%%

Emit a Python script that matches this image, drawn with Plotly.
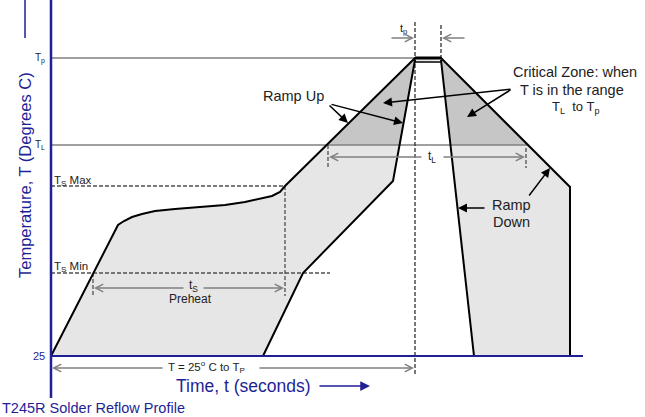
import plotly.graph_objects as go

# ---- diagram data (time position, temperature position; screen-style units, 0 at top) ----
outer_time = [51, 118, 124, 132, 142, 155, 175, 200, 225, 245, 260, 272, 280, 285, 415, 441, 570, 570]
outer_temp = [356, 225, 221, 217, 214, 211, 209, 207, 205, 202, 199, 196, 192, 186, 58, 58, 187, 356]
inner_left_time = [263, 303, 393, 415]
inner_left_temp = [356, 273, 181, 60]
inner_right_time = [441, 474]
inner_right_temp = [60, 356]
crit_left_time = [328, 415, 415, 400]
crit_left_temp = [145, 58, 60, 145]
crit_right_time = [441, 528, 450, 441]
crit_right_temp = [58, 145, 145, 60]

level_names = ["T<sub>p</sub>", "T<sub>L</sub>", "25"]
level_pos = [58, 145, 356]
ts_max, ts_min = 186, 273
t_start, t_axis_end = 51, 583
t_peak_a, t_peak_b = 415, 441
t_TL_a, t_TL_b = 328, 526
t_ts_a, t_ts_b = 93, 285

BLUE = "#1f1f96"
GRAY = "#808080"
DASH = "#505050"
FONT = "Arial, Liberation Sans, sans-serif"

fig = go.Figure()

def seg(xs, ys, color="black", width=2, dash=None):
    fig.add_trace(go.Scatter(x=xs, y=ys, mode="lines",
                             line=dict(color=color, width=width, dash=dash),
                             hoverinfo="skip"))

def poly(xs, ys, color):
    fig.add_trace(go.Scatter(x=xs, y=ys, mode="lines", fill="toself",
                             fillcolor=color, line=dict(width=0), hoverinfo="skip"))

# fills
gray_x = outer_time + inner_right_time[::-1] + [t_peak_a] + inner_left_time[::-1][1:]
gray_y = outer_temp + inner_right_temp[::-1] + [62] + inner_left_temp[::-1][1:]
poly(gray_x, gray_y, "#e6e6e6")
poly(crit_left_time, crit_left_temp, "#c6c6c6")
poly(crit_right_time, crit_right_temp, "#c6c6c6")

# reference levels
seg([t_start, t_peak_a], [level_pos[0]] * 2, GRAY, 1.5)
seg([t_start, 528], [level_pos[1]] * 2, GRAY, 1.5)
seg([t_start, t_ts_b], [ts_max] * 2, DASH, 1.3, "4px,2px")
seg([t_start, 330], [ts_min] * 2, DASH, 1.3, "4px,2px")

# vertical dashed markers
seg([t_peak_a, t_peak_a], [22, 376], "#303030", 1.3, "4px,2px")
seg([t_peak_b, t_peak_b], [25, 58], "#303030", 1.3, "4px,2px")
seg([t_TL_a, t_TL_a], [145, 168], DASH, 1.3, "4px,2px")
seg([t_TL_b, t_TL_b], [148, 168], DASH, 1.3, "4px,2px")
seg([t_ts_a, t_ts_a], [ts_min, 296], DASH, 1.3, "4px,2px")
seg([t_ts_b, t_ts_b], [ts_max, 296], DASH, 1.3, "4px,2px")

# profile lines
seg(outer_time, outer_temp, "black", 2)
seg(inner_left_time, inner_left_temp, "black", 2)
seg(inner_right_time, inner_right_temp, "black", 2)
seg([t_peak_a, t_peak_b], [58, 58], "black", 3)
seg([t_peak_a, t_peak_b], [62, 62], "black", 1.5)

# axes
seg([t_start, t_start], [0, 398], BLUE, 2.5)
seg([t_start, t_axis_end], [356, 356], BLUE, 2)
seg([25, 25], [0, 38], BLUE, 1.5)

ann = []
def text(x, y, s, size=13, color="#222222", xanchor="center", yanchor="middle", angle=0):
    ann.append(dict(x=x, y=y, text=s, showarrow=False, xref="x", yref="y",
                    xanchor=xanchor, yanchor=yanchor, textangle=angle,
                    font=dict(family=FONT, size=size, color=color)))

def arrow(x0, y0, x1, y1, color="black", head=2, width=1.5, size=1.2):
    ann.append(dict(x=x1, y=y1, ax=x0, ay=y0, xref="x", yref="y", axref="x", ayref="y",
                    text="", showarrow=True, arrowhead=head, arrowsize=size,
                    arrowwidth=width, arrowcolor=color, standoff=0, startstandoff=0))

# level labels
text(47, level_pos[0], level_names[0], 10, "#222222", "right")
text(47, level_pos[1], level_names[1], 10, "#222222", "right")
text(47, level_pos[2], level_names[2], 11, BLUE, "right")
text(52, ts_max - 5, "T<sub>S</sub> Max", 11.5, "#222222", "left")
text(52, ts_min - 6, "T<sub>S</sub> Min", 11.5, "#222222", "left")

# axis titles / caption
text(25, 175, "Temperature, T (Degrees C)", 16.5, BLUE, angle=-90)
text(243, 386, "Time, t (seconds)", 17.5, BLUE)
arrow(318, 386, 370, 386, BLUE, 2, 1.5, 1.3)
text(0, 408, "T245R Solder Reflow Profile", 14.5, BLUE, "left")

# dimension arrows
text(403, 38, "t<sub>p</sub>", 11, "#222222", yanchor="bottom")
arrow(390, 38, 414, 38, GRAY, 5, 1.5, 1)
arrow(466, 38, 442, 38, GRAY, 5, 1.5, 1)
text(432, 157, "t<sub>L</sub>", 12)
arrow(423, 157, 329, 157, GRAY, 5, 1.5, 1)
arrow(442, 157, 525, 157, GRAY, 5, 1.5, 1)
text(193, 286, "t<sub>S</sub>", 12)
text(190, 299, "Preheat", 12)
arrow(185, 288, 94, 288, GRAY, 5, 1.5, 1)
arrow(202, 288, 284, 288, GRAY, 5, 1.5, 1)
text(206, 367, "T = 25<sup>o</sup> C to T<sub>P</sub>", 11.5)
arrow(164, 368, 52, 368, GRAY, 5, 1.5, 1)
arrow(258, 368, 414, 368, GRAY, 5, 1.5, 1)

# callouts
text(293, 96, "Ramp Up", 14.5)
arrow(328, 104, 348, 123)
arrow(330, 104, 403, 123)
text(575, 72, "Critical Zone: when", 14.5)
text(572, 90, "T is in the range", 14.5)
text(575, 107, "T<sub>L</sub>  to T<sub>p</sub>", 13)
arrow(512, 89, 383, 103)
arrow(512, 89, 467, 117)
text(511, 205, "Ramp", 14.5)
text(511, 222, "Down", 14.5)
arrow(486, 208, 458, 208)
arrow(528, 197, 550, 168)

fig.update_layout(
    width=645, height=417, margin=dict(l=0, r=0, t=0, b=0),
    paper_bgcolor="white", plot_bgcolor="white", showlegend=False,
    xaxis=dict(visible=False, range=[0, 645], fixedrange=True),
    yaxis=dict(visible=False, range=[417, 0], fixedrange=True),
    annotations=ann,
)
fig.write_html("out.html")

%%

WHAT THE EXERCISE ASKS: Output the lines above in full and exactly as given, omitting any pictures.

RESULT OF THE EXERCISE:
Emit a Python script that matches this image, drawn with Plotly.
import plotly.graph_objects as go

# ---- diagram data (time position, temperature position; screen-style units, 0 at top) ----
outer_time = [51, 118, 124, 132, 142, 155, 175, 200, 225, 245, 260, 272, 280, 285, 415, 441, 570, 570]
outer_temp = [356, 225, 221, 217, 214, 211, 209, 207, 205, 202, 199, 196, 192, 186, 58, 58, 187, 356]
inner_left_time = [263, 303, 393, 415]
inner_left_temp = [356, 273, 181, 60]
inner_right_time = [441, 474]
inner_right_temp = [60, 356]
crit_left_time = [328, 415, 415, 400]
crit_left_temp = [145, 58, 60, 145]
crit_right_time = [441, 528, 450, 441]
crit_right_temp = [58, 145, 145, 60]

level_names = ["T<sub>p</sub>", "T<sub>L</sub>", "25"]
level_pos = [58, 145, 356]
ts_max, ts_min = 186, 273
t_start, t_axis_end = 51, 583
t_peak_a, t_peak_b = 415, 441
t_TL_a, t_TL_b = 328, 526
t_ts_a, t_ts_b = 93, 285

BLUE = "#1f1f96"
GRAY = "#808080"
DASH = "#505050"
FONT = "Arial, Liberation Sans, sans-serif"

fig = go.Figure()

def seg(xs, ys, color="black", width=2, dash=None):
    fig.add_trace(go.Scatter(x=xs, y=ys, mode="lines",
                             line=dict(color=color, width=width, dash=dash),
                             hoverinfo="skip"))

def poly(xs, ys, color):
    fig.add_trace(go.Scatter(x=xs, y=ys, mode="lines", fill="toself",
                             fillcolor=color, line=dict(width=0), hoverinfo="skip"))

# fills
gray_x = outer_time + inner_right_time[::-1] + [t_peak_a] + inner_left_time[::-1][1:]
gray_y = outer_temp + inner_right_temp[::-1] + [62] + inner_left_temp[::-1][1:]
poly(gray_x, gray_y, "#e6e6e6")
poly(crit_left_time, crit_left_temp, "#c6c6c6")
poly(crit_right_time, crit_right_temp, "#c6c6c6")

# reference levels
seg([t_start, t_peak_a], [level_pos[0]] * 2, GRAY, 1.5)
seg([t_start, 528], [level_pos[1]] * 2, GRAY, 1.5)
seg([t_start, t_ts_b], [ts_max] * 2, DASH, 1.3, "4px,2px")
seg([t_start, 330], [ts_min] * 2, DASH, 1.3, "4px,2px")

# vertical dashed markers
seg([t_peak_a, t_peak_a], [22, 376], "#303030", 1.3, "4px,2px")
seg([t_peak_b, t_peak_b], [25, 58], "#303030", 1.3, "4px,2px")
seg([t_TL_a, t_TL_a], [145, 168], DASH, 1.3, "4px,2px")
seg([t_TL_b, t_TL_b], [148, 168], DASH, 1.3, "4px,2px")
seg([t_ts_a, t_ts_a], [ts_min, 296], DASH, 1.3, "4px,2px")
seg([t_ts_b, t_ts_b], [ts_max, 296], DASH, 1.3, "4px,2px")

# profile lines
seg(outer_time, outer_temp, "black", 2)
seg(inner_left_time, inner_left_temp, "black", 2)
seg(inner_right_time, inner_right_temp, "black", 2)
seg([t_peak_a, t_peak_b], [58, 58], "black", 3)
seg([t_peak_a, t_peak_b], [62, 62], "black", 1.5)

# axes
seg([t_start, t_start], [0, 398], BLUE, 2.5)
seg([t_start, t_axis_end], [356, 356], BLUE, 2)
seg([25, 25], [0, 38], BLUE, 1.5)

ann = []
def text(x, y, s, size=13, color="#222222", xanchor="center", yanchor="middle", angle=0):
    ann.append(dict(x=x, y=y, text=s, showarrow=False, xref="x", yref="y",
                    xanchor=xanchor, yanchor=yanchor, textangle=angle,
                    font=dict(family=FONT, size=size, color=color)))

def arrow(x0, y0, x1, y1, color="black", head=2, width=1.5, size=1.2):
    ann.append(dict(x=x1, y=y1, ax=x0, ay=y0, xref="x", yref="y", axref="x", ayref="y",
                    text="", showarrow=True, arrowhead=head, arrowsize=size,
                    arrowwidth=width, arrowcolor=color, standoff=0, startstandoff=0))

# level labels
text(47, level_pos[0], level_names[0], 10, "#222222", "right")
text(47, level_pos[1], level_names[1], 10, "#222222", "right")
text(47, level_pos[2], level_names[2], 11, BLUE, "right")
text(52, ts_max - 5, "T<sub>S</sub> Max", 11.5, "#222222", "left")
text(52, ts_min - 6, "T<sub>S</sub> Min", 11.5, "#222222", "left")

# axis titles / caption
text(25, 175, "Temperature, T (Degrees C)", 16.5, BLUE, angle=-90)
text(243, 386, "Time, t (seconds)", 17.5, BLUE)
arrow(318, 386, 370, 386, BLUE, 2, 1.5, 1.3)
text(0, 408, "T245R Solder Reflow Profile", 14.5, BLUE, "left")

# dimension arrows
text(403, 38, "t<sub>p</sub>", 11, "#222222", yanchor="bottom")
arrow(390, 38, 414, 38, GRAY, 5, 1.5, 1)
arrow(466, 38, 442, 38, GRAY, 5, 1.5, 1)
text(432, 157, "t<sub>L</sub>", 12)
arrow(423, 157, 329, 157, GRAY, 5, 1.5, 1)
arrow(442, 157, 525, 157, GRAY, 5, 1.5, 1)
text(193, 286, "t<sub>S</sub>", 12)
text(190, 299, "Preheat", 12)
arrow(185, 288, 94, 288, GRAY, 5, 1.5, 1)
arrow(202, 288, 284, 288, GRAY, 5, 1.5, 1)
text(206, 367, "T = 25<sup>o</sup> C to T<sub>P</sub>", 11.5)
arrow(164, 368, 52, 368, GRAY, 5, 1.5, 1)
arrow(258, 368, 414, 368, GRAY, 5, 1.5, 1)

# callouts
text(293, 96, "Ramp Up", 14.5)
arrow(328, 104, 348, 123)
arrow(330, 104, 403, 123)
text(575, 72, "Critical Zone: when", 14.5)
text(572, 90, "T is in the range", 14.5)
text(575, 107, "T<sub>L</sub>  to T<sub>p</sub>", 13)
arrow(512, 89, 383, 103)
arrow(512, 89, 467, 117)
text(511, 205, "Ramp", 14.5)
text(511, 222, "Down", 14.5)
arrow(486, 208, 458, 208)
arrow(528, 197, 550, 168)

fig.update_layout(
    width=645, height=417, margin=dict(l=0, r=0, t=0, b=0),
    paper_bgcolor="white", plot_bgcolor="white", showlegend=False,
    xaxis=dict(visible=False, range=[0, 645], fixedrange=True),
    yaxis=dict(visible=False, range=[417, 0], fixedrange=True),
    annotations=ann,
)
fig.write_html("out.html")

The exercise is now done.